The Fund will increase the availability of environmentally sustainable resources in displacement settings, providing more clean energy, for example, to power the water, schools and health infrastructure used by refugees and their hosts. It will support environmental restoration and will invest in resilience by building climate-resilient shelters, supporting climate-smart livelihoods, and reducing the impact of the humanitarian response on the natural environment.

“The impacts of climate change are only becoming more devastating, increasingly exacerbating conflict, destroying livelihoods and, ultimately, triggering displacement,” said UN High Commissioner for Refugees, Filippo Grandi. “Many of the countries that have been the most generous in accepting refugees are also the most impacted by the climate crisis. Funding available to address the impacts of climate change is not reaching those forcibly displaced, nor the communities hosting them.”
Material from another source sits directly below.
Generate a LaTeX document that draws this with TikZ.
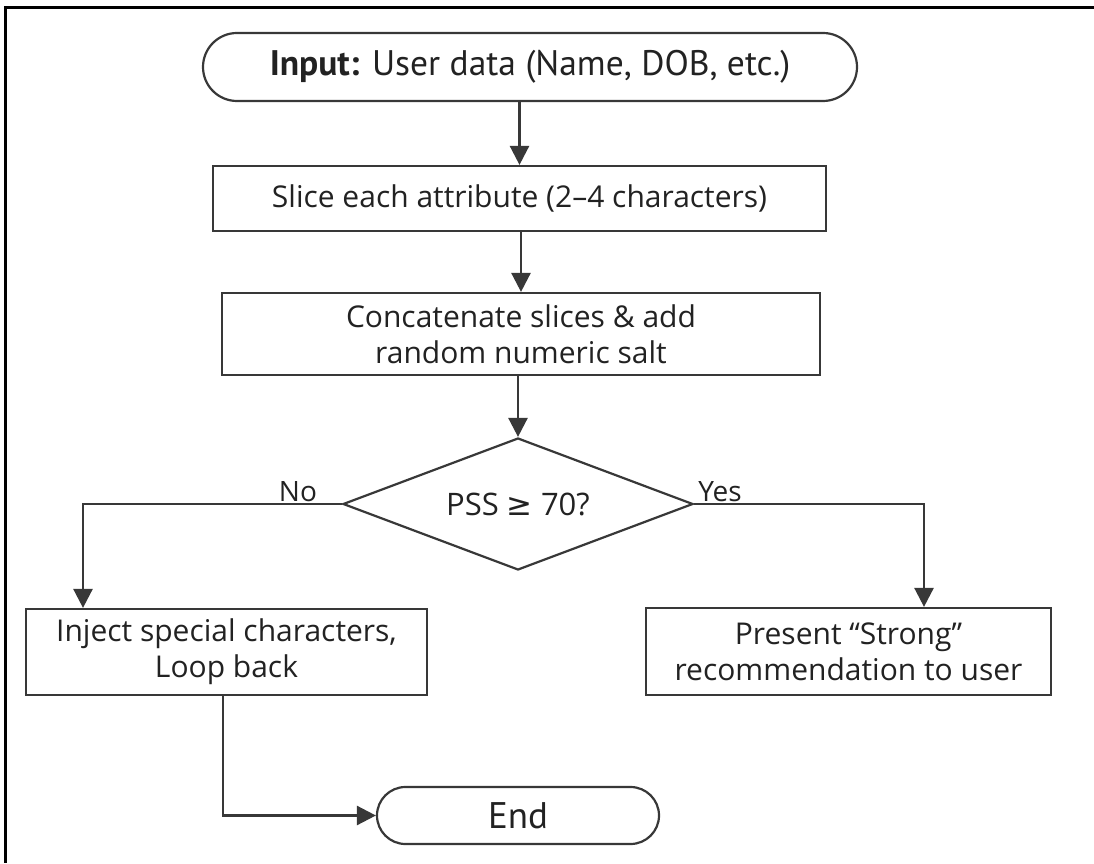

The Fund will prioritize projects whose effects are felt locally and which involve affected communities in their design and implementation, as well as aligning with national climate strategies and development plans.

Climate risks are strongly correlated with conflict and poverty, which so many refugees and other forcibly displaced people experience. In 2022, over 70 per cent of refugees and asylum-seekers fled from highly climate-vulnerable countries. Around 60 per cent of forcibly displaced and stateless people live in fragile and/or conflict-affected countries that are among the most vulnerable to climate change, and the least ready to adapt.

“By reducing exposure to climate-related hazards, securing access to sustainable resources, and promoting inclusion, these projects will deliver tangible improvements in the living conditions, safety, and well-being of refugees and their hosts,” Grandi added. “In the spirit of the Loss and Damage Fund activated at COP28, UNHCR is committed to advocate and significantly increase funding to support climate action in fragile environments.”

UNHCR aims to raise US$100 million for the Fund by the end of 2025 to support refugees, host communities and countries of origin hardest hit by the climate emergency, and to promote refugees’ inclusion in climate-related measures that are taken nationally and locally. The Fund is expected to become a channel for partners to contribute to UNHCR’s climate programming.